**Raw data**
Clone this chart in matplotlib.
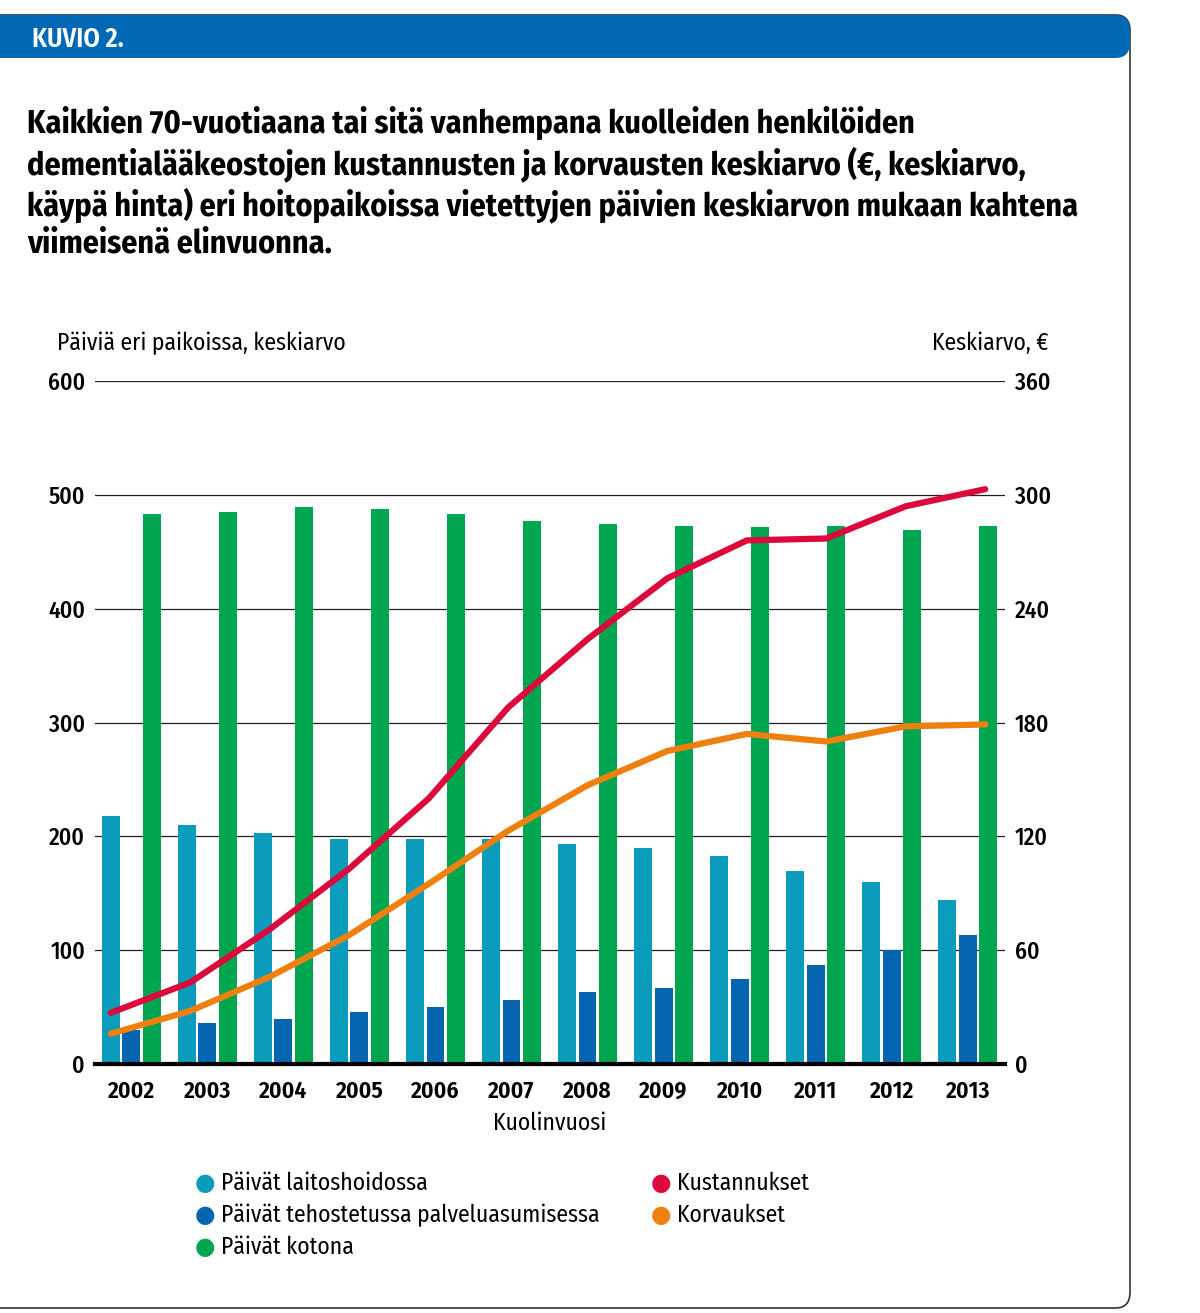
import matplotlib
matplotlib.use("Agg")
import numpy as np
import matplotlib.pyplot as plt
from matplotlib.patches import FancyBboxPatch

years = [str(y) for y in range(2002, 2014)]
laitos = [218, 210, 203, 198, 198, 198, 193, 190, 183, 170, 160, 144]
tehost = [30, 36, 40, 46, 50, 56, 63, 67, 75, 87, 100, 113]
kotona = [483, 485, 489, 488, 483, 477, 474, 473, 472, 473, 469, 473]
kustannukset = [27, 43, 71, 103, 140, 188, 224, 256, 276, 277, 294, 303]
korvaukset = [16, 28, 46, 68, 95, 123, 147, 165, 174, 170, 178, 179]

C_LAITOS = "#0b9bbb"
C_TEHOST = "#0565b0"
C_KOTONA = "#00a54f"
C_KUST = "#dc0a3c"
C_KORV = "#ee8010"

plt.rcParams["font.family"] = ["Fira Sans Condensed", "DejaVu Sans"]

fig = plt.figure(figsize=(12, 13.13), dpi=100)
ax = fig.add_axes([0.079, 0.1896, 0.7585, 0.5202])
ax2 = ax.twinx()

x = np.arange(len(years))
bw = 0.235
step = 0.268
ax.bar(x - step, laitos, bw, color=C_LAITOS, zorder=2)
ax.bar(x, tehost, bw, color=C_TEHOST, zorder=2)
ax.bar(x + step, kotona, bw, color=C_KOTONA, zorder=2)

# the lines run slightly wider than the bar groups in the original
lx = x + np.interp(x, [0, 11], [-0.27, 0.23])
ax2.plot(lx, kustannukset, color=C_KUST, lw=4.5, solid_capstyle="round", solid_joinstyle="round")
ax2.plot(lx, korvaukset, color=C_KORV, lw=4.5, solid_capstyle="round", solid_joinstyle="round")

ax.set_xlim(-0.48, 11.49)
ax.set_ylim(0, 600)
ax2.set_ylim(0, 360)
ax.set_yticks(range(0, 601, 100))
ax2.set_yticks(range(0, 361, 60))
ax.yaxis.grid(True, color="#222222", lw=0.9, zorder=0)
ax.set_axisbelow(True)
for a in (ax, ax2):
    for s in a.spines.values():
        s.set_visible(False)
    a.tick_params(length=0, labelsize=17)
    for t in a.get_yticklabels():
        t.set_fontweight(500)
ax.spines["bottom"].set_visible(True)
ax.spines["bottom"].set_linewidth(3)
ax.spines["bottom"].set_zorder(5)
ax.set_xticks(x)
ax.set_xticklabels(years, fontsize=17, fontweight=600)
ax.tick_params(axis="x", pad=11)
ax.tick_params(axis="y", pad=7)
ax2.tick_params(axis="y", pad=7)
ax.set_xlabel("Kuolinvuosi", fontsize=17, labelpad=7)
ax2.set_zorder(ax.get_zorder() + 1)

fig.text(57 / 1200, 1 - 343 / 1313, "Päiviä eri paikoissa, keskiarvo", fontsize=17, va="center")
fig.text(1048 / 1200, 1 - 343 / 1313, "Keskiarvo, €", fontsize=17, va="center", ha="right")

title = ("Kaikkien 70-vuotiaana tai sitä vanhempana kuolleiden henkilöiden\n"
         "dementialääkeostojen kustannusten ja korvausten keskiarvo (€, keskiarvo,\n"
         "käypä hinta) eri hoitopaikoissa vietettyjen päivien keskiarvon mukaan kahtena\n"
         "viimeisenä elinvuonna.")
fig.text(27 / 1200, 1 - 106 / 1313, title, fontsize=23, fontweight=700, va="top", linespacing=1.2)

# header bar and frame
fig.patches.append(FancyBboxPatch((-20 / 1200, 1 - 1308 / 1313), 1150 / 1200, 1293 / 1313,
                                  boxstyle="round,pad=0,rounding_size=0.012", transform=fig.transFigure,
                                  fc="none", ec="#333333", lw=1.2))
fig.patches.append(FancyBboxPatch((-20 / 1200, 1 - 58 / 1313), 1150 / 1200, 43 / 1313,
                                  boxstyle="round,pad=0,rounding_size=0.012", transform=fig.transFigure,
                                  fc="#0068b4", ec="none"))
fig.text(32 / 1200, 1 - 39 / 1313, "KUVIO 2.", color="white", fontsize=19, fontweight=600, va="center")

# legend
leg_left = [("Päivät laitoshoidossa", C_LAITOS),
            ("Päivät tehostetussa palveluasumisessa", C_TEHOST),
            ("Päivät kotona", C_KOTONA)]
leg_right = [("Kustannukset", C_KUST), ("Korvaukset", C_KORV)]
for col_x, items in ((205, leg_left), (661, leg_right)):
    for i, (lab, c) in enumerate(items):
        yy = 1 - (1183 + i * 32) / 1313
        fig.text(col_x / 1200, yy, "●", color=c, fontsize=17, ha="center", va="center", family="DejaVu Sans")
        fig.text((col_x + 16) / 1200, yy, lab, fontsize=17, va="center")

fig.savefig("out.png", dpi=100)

* * *

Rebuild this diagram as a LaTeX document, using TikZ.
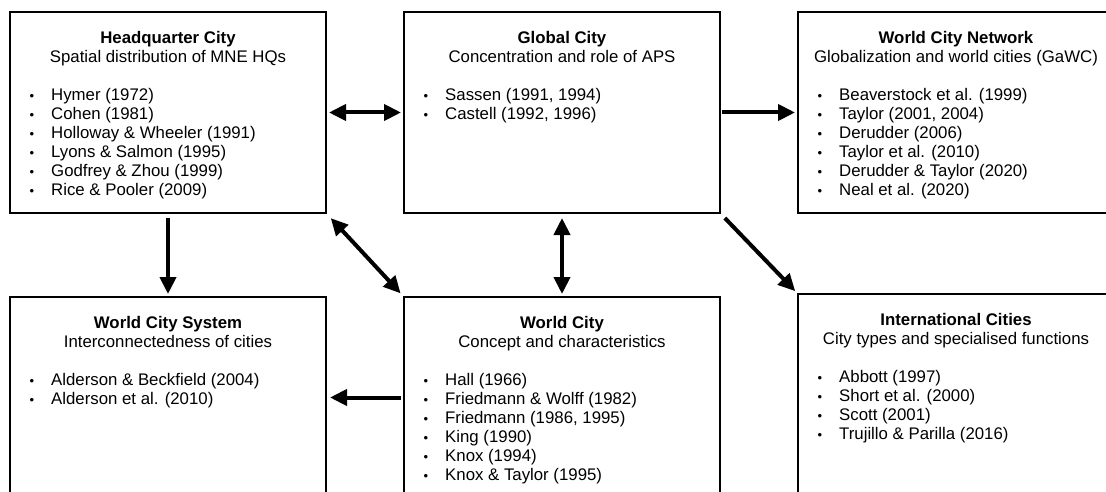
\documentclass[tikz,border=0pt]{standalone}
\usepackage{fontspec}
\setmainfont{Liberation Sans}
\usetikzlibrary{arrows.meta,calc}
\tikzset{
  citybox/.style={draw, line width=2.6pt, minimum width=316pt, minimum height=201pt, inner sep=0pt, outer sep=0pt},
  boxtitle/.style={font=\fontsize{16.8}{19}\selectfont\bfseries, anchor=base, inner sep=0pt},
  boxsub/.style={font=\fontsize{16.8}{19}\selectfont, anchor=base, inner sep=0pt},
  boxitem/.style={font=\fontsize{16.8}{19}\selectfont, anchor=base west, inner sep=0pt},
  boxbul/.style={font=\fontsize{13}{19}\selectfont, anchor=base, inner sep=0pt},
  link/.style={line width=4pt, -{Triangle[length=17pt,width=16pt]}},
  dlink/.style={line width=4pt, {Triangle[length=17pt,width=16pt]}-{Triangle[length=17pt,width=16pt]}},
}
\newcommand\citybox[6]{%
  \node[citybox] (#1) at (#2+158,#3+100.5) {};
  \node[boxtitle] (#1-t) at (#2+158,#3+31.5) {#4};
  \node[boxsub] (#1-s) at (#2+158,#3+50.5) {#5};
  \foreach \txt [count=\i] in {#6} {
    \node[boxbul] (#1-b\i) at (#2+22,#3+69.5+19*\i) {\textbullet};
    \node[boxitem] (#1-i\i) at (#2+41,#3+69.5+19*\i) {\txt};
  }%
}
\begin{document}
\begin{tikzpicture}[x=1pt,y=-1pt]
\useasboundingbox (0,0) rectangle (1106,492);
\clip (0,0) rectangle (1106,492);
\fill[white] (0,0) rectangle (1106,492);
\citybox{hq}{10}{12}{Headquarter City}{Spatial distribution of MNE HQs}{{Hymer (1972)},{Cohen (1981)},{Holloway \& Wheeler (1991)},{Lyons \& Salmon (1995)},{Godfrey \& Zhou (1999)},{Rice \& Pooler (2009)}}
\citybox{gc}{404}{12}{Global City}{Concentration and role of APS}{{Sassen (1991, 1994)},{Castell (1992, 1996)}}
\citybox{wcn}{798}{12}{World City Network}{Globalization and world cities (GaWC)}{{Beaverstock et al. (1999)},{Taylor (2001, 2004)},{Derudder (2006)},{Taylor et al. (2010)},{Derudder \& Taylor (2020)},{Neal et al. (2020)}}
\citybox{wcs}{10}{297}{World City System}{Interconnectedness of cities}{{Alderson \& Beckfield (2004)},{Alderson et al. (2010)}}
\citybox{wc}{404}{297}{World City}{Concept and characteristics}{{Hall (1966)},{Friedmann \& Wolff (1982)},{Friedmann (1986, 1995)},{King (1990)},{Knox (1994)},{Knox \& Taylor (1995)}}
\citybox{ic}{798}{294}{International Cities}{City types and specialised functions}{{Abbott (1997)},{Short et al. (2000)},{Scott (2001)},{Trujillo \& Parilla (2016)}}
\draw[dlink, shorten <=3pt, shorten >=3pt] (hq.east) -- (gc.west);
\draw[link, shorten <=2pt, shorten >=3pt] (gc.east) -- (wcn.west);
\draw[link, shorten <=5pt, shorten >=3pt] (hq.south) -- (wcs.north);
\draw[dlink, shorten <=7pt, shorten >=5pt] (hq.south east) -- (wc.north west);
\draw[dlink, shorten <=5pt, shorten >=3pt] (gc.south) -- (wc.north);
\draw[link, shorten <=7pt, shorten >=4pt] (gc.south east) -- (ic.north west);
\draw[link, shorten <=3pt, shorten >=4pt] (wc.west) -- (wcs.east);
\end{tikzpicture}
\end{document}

==

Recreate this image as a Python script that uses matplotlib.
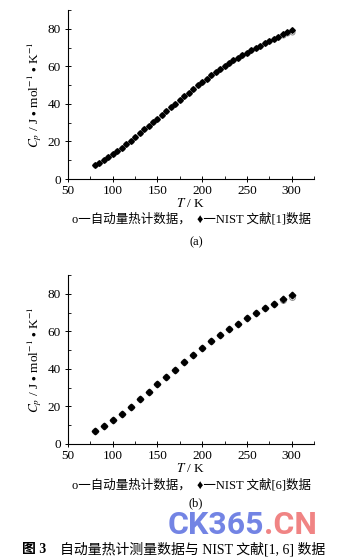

**What you will do**
List the lines of the material in which the word "this" occurs.

**Problem solution**
Clone this chart in matplotlib.
Rebuild this diagram as a LaTeX document, using TikZ.
Recreate this image as a Python script that uses matplotlib.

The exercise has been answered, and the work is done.